Спектакль окончен. Артисты вышли на поклон. Зрители аплодируют… И вдруг над самым ухом кто-то истошно кричит: «Брави!» Испугаться можно. Не только от неожиданности.
Дело в том, что так в эпоху Возрождения называли… наёмных убийц. Они – жестокие, неистовые, отчаянные – приезжали в Италию со всех концов света на отнюдь не театральные гастроли. Брави были увековечены в литературе и в опере: писателю Вересаеву, например, запомнился наёмник-браво Спарафучиле из «Риголетто»: «длинный, худой, зловещий, обвеянный ужасом тёмного притона, и в то же время своеобразно-честный, высоко блюдущий честь профессионала-убийцы».

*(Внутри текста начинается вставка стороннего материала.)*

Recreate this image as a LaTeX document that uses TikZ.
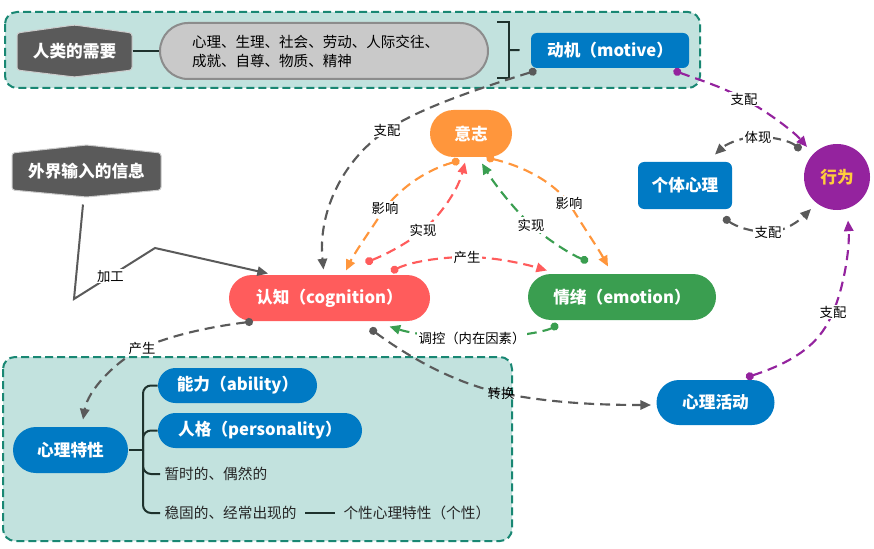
\documentclass[tikz,border=0pt]{standalone}
\usepackage{fontspec}
\setmainfont{Noto Sans CJK SC}
\usetikzlibrary{shapes.misc,arrows.meta,calc}

\definecolor{tealfill}{RGB}{194,226,222}
\definecolor{tealline}{RGB}{25,135,115}
\definecolor{hexgray}{RGB}{90,90,90}
\definecolor{pillgray}{RGB}{201,201,201}
\definecolor{pillline}{RGB}{140,140,140}
\definecolor{mmblue}{RGB}{0,122,196}
\definecolor{mmorange}{RGB}{255,150,60}
\definecolor{mmred}{RGB}{255,92,92}
\definecolor{mmgreen}{RGB}{58,158,80}
\definecolor{mmpurple}{RGB}{148,35,158}
\definecolor{mmyellow}{RGB}{255,205,60}
\definecolor{linkgray}{RGB}{90,90,90}
\definecolor{treeline}{RGB}{30,50,45}

\newcommand{\lblnode}{\fontsize{12.5}{15}\selectfont\bfseries}
\newcommand{\lbllink}{\fontsize{10}{12}\selectfont}
\newcommand{\lbllist}{\fontsize{10.9}{14.3}\selectfont}
\newcommand{\lblbranch}{\fontsize{11}{13}\selectfont}

\tikzset{every picture/.style={line width=0.75pt}}

\begin{document}
\begin{tikzpicture}[x=0.75pt,y=0.75pt,yscale=-1,xscale=1,
  pillnode/.style={rounded rectangle, fill=#1, text=white, font=\lblnode, inner sep=0pt},
  boxnode/.style={rectangle, rounded corners=4.5pt, fill=#1, text=white, font=\lblnode, inner sep=0pt},
  hexnode/.style={text=white, font=\lblnode, inner sep=0pt, minimum height=39pt},
  hexshape/.style={fill=hexgray, draw=black!20, line width=0.75pt, rounded corners=2pt},
  groupbox/.style={fill=tealfill, draw=tealline, line width=1.5pt, dash pattern=on 6pt off 3pt, rounded corners=9pt},
  treelink/.style={draw=treeline, line width=1.5pt, rounded corners=6pt},
  branchtext/.style={font=\lblbranch, text=black!85, inner sep=3pt},
  link/.style={draw=#1, line width=1.6pt, dash pattern=on 7.5pt off 4.5pt, {Circle[length=6pt]}-{Triangle[length=8pt,width=7pt]}},
  linklbl/.style={fill=white, inner sep=1pt, font=\lbllink, text=black},
  ]
\useasboundingbox (0,0) rectangle (874,549);

% groups
\draw[groupbox] (5,12) rectangle (700,88);
\draw[groupbox] (3,357) rectangle (512,541);

% hexagon shapes
\draw[hexshape] (17,33) -- (74.5,25) -- (132,33) -- (132,70) -- (74.5,77) -- (17,70) -- cycle;
\draw[hexshape] (12,153) -- (86.5,145) -- (161,153) -- (161,190) -- (86.5,197) -- (12,190) -- cycle;

% nodes
\node[hexnode, minimum width=86.25pt] (need) at (74.5,51) {人类的需要};
\node[hexnode, minimum width=111.75pt] (info) at (86.5,171) {外界输入的信息};
\node[rounded rectangle, fill=pillgray, draw=pillline, line width=1.5pt, minimum width=246pt, minimum height=42pt, text width=198pt, align=left, font=\lbllist, inner sep=0pt] (needlist) at (324,51) {心理、生理、社会、劳动、人际交往、\\成就、自尊、物质、精神};
\node[boxnode=mmblue, minimum width=118.5pt, minimum height=26.25pt] (motive) at (610,50.5) {动机（motive）};
\node[circle, fill=mmpurple, text=mmyellow, font=\lblnode, minimum size=49.5pt, inner sep=0pt] (act) at (837,177) {行为};
\node[boxnode=mmblue, minimum width=70.5pt, minimum height=35.25pt] (indiv) at (685,185.5) {个体心理};
\node[pillnode=mmorange, minimum width=61.5pt, minimum height=35.25pt] (will) at (471,133.5) {意志};
\node[pillnode=mmred, minimum width=150.75pt, minimum height=34.5pt] (cog) at (329.5,298) {认知（cognition）};
\node[pillnode=mmgreen, minimum width=141pt, minimum height=34.5pt] (emo) at (622,297) {情绪（emotion）};
\node[pillnode=mmblue, minimum width=88.5pt, minimum height=33.75pt] (activity) at (715.5,402.5) {心理活动};
\node[pillnode=mmblue, minimum width=86.25pt, minimum height=34.5pt] (trait) at (70.5,450) {心理特性};
\node[pillnode=mmblue, minimum width=119.25pt, minimum height=26.25pt] (ability) at (237.5,385.5) {能力（ability）};
\node[pillnode=mmblue, minimum width=153pt, minimum height=26.25pt] (person) at (260,430.5) {人格（personality）};
\node[branchtext, anchor=west] (temp) at (160,474) {暂时的、偶然的};
\node[branchtext, anchor=west] (stable) at (160,513) {稳固的、经常出现的};
\node[branchtext, anchor=west] (indivtrait) at (339,513) {个性心理特性（个性）};

% tree and bracket
\draw[treelink] (need.east) -- (needlist.west);
\draw[treelink, rounded corners=0pt] (497,22) -- (509,22) -- (509,78) -- (497,78);
\coordinate (brk) at (509,50);
\draw[treelink, shorten >=8.25pt] (brk) -- (motive.west);
\coordinate (fork) at (143,450);
\draw[treelink] (trait.east) -- (fork);
\draw[treelink] (fork) |- (ability.west);
\draw[treelink] (fork) |- (person.west);
\draw[treelink] (fork) |- (temp.west);
\draw[treelink] (fork) |- (stable.west);
\draw[treelink, shorten <=3pt, shorten >=3pt] (stable.east) -- (indivtrait.west);

% input
\coordinate (bendA) at (74,299);
\coordinate (bendB) at (155,248);
\draw[draw=linkgray, line width=1.5pt, -{Triangle[length=8pt,width=7pt]}] ($(info.south)+(-3.5,7)$) -- (bendA) -- node[linklbl, pos=0.45] {加工} (bendB) -- ($(cog.north west)+(16,-1)$);

% links
\draw[link=linkgray] ($(motive.south west)+(6,2)$) .. controls (480,88) and (420,108) .. (387,130) node[linklbl] {支配} .. controls (340,162) and (318,215) .. ($(cog.north)+(-6,-5)$);
\draw[link=mmpurple] ($(motive.south east)+(-16,2)$) .. controls (700,80) and (725,88) .. (744,99) node[linklbl] {支配} .. controls (770,113) and (795,133) .. ($(act)+(-30,-30)$);
\draw[link=linkgray] ($(act)+(-36,-27)$) .. controls (790,141) and (775,137) .. (758,137) node[linklbl] {体现} .. controls (740,137) and (725,145) .. ($(indiv.north)+(30,-7)$);
\draw[link=linkgray] ($(indiv.south east)+(-9,8)$) .. controls (735,226) and (750,232) .. (768,232) node[linklbl] {支配} .. controls (785,232) and (800,220) .. ($(act)+(-26,32)$);
\draw[link=mmpurple] ($(activity.north east)+(-6,-2)$) .. controls (800,360) and (822,340) .. (833,312) node[linklbl] {支配} .. controls (843,290) and (850,250) .. ($(act.south)+(11,10)$);
\draw[link=mmorange] ($(will.south west)+(6,3)$) .. controls (420,172) and (398,192) .. (385,208) node[linklbl] {影响} .. controls (372,228) and (355,252) .. ($(cog.north)+(16.5,-4)$);
\draw[link=mmred] ($(cog.north)+(36,-12)$) .. controls (385,255) and (410,242) .. (423,230) node[linklbl] {实现} .. controls (440,216) and (458,190) .. ($(will.south)+(-6,5)$);
\draw[link=mmred] ($(cog.north)+(61.5,-3)$) .. controls (410,262) and (440,257) .. (467,257) node[linklbl] {产生} .. controls (495,257) and (525,264) .. ($(emo.north)+(-75,-3)$);
\draw[link=mmgreen] ($(emo.north)+(-34,-12)$) .. controls (570,254) and (548,240) .. (531,225) node[linklbl] {实现} .. controls (515,210) and (495,185) .. ($(will.south)+(11,6)$);
\draw[link=mmorange] ($(will.south east)+(-2,0)$) .. controls (530,168) and (555,185) .. (569,203) node[linklbl] {影响} .. controls (582,225) and (598,248) .. ($(emo.north)+(-14,-7)$);
\draw[link=mmgreen] ($(emo.south)+(-64,4)$) .. controls (545,332) and (510,338) .. (472,338) node[linklbl] {调控（内在因素）} .. controls (440,338) and (410,333) .. ($(cog.south)+(60,5)$);
\draw[link=linkgray] ($(cog.south)+(40.5,7)$) .. controls (410,358) and (455,383) .. (501,393) node[linklbl, fill=none] {转换} .. controls (550,403) and (600,405) .. ($(activity.west)+(-5,2.5)$);
\draw[link=linkgray] ($(cog.south west)+(1,0)$) .. controls (200,328) and (165,338) .. (142,348) node[linklbl] {产生} .. controls (115,362) and (88,390) .. ($(trait.north)+(12.5,-7)$);

\end{tikzpicture}
\end{document}
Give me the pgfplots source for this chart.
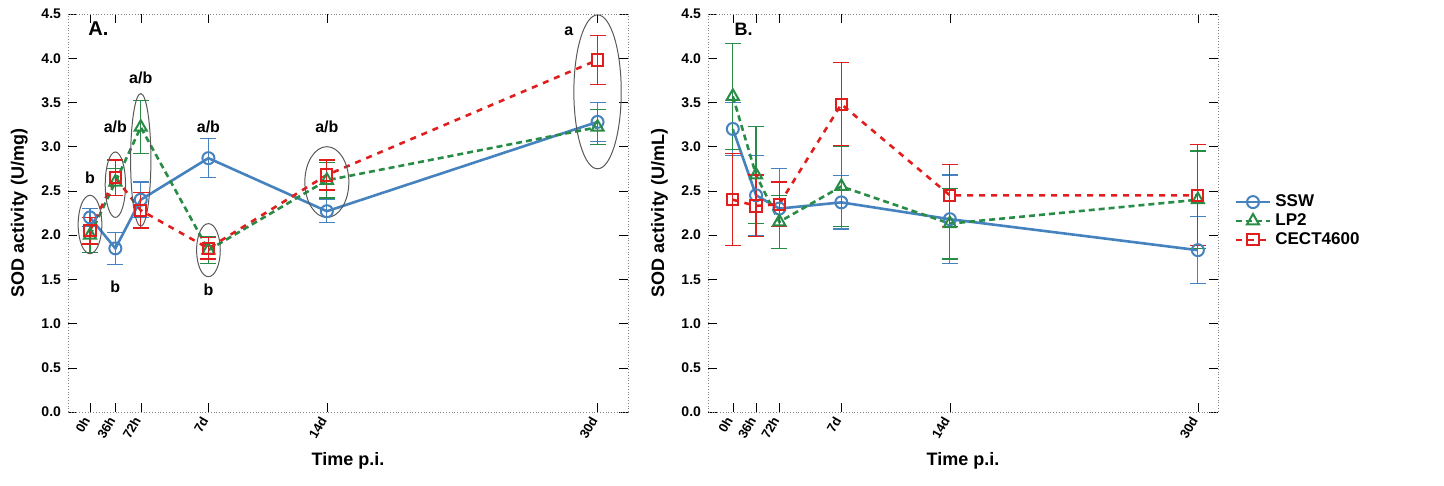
\documentclass[border=0pt]{standalone}
\usepackage{pgfplots}
\pgfplotsset{compat=1.18}
\usepackage{fontspec}
\setmainfont{Liberation Sans}
\definecolor{cssw}{RGB}{70,130,190}
\definecolor{clp}{RGB}{40,140,70}
\definecolor{cce}{RGB}{225,30,30}
\pgfplotsset{
  myax/.style={scale only axis, anchor=south west,
    xmin=-1.3, xmax=31.8, ymin=0, ymax=4.5,
    xtick={0,1.5,3,7,14,30}, xticklabels={0h,36h,72h,7d,14d,30d},
    xticklabel style={rotate=60, anchor=east, font=\bfseries\fontsize{6.5}{7}\selectfont},
    ytick={0,0.5,...,4.5}, yticklabel style={font=\bfseries\fontsize{7}{8}\selectfont},
    /pgf/number format/assume math mode=true,
    /pgf/number format/fixed, /pgf/number format/fixed zerofill, /pgf/number format/precision=1,
    axis line style={gray, densely dotted}, tick style={black},
    xlabel={\bfseries Time p.i.}, xlabel style={font=\fontsize{9}{10}\selectfont, yshift=2pt},
    ylabel style={font=\fontsize{9}{10}\selectfont},
    error bars/y dir=both, error bars/y explicit,
    error bars/error mark options={solid, rotate=90, mark size=4pt, line width=0.6pt},
    error bars/error bar style={solid, line width=0.6pt}},
  ssw/.style={color=cssw, line width=1.3pt, mark=o, mark size=3pt, mark options={solid,line width=1pt}},
  lp/.style={color=clp, line width=1.3pt, densely dashed, mark=triangle, mark size=3.5pt, mark options={solid,line width=1pt}},
  ce/.style={color=cce, line width=1.3pt, dashed, mark=square, mark size=2.8pt, mark options={solid,line width=1pt}},
}
\begin{document}
\begin{tikzpicture}
\useasboundingbox (0,0) rectangle (722pt,243pt);
\begin{axis}[myax, at={(34pt,37pt)}, width=280pt, height=199pt,
  ylabel={\bfseries SOD activity (U/mg)}]
\addplot[ssw] coordinates {(0,2.2)+-(0,0.1) (1.5,1.85)+-(0,0.18) (3,2.4)+-(0,0.2) (7,2.87)+-(0,0.22) (14,2.27)+-(0,0.13) (30,3.28)+-(0,0.22)};
\addplot[lp] coordinates {(0,2.0)+-(0,0.2) (1.5,2.6)+-(0,0.15) (3,3.22)+-(0,0.3) (7,1.83)+-(0,0.15) (14,2.62)+-(0,0.2) (30,3.22)+-(0,0.2)};
\addplot[ce] coordinates {(0,2.05)+-(0,0.15) (1.5,2.65)+-(0,0.2) (3,2.28)+-(0,0.2) (7,1.85)+-(0,0.12) (14,2.68)+-(0,0.17) (30,3.98)+-(0,0.28)};
\begin{scope}[gray!70!black, line width=0.5pt]
\draw (axis cs:0,2.12) ellipse [x radius=0.7, y radius=0.33];
\draw (axis cs:1.5,2.57) ellipse [x radius=0.6, y radius=0.37];
\draw (axis cs:3,2.85) ellipse [x radius=0.6, y radius=0.75];
\draw (axis cs:7,1.83) ellipse [x radius=0.7, y radius=0.3];
\draw (axis cs:14,2.6) ellipse [x radius=1.3, y radius=0.4];
\draw (axis cs:30,3.62) ellipse [x radius=1.4, y radius=0.87];
\end{scope}
\begin{scope}[font=\bfseries\fontsize{8}{9}\selectfont]
\node at (axis cs:0,2.65) {b};
\node at (axis cs:1.5,1.42) {b};
\node at (axis cs:1.5,3.22) {a/b};
\node at (axis cs:3,3.78) {a/b};
\node at (axis cs:7,3.22) {a/b};
\node at (axis cs:7,1.38) {b};
\node at (axis cs:14,3.22) {a/b};
\node at (axis cs:28.3,4.3) {a};
\node[font=\bfseries\fontsize{10}{11}\selectfont] at (axis cs:0.5,4.33) {A.};
\end{scope}
\end{axis}
\begin{axis}[myax, at={(354pt,37pt)}, width=255pt, height=199pt, xmin=-1.6, xmax=31.3,
  ylabel={\bfseries SOD activity (U/mL)},
  legend style={at={(1.02,0.48)}, anchor=west, draw=none, font=\bfseries\fontsize{8.5}{9}\selectfont, row sep=-2pt},
  legend cell align=left]
\addplot[ssw] coordinates {(0,3.2)+-(0,0.3) (1.5,2.45)+-(0,0.45) (3,2.3)+-(0,0.45) (7,2.37)+-(0,0.3) (14,2.18)+-(0,0.5) (30,1.83)+-(0,0.38)};
\addplot[lp] coordinates {(0,3.57)+-(0,0.6) (1.5,2.68)+-(0,0.55) (3,2.15)+-(0,0.3) (7,2.55)+-(0,0.45) (14,2.13)+-(0,0.4) (30,2.4)+-(0,0.55)};
\addplot[ce] coordinates {(0,2.4)+-(0,0.52) (1.5,2.33)+-(0,0.35) (3,2.35)+-(0,0.25) (7,3.48)+-(0,0.47) (14,2.45)+-(0,0.35) (30,2.45)+-(0,0.57)};
\legend{SSW,LP2,CECT4600}
\node[font=\bfseries\fontsize{9}{10}\selectfont] at (axis cs:0.7,4.33) {B.};
\node[anchor=west, font=\bfseries\fontsize{9}{10}\selectfont] at (rel axis cs:1.035,0.59) {Injection};
\end{axis}
\end{tikzpicture}
\end{document}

Итальянское bravo восходит к латинскому bravus «дикий, грубый», но значит и «смелый, храбрый». Отсюда и русское прилагательное бравый «молодцеватый, смелый, мужественный», им мы обязаны всё тем же итальянским лихим молодцам-удальцам. Бравада, «показная смелость» – тоже от них. А бравура, присущая брави «отвага», из языка ушла, но породила бравурную, героическую, преисполненную торжества, музыку: ария бравура известна меломанам. У отрицательных героев – своё обаяние, поэтому браво быстро превратилось в знак одобрения, похвалу – любому, кто не боялся трудностей и отлично выполнил свою работу.
В Россию возглас восхищения браво! пришел вместе с итальянским театром и его актерами, но, по законам русской фонетики, конечное «о» превратилось в «а». И на первых порах звучала «брава», «браву кричали», склоняя странное слово, которое должно было выражать восторг: «лихо», «здорово»!
Сегодня все чаще благодарные зрители следуют не только итальянскому произношению, но и грамматике: браво – это «молодец», адресованное мужчине певцу, брава – «молодчина», похвала певице, брави – это уже обо всех исполнителях: и о солистах, и о хоре, и о дирижёре с оркестром, все они «молодцы».
Русский язык такого разнообразия не требует, в нем браво – это междометие. Но так приятно показать себя «своим» в музыкальном театре, знатоком театрального этикета, зрителем-профессионалом!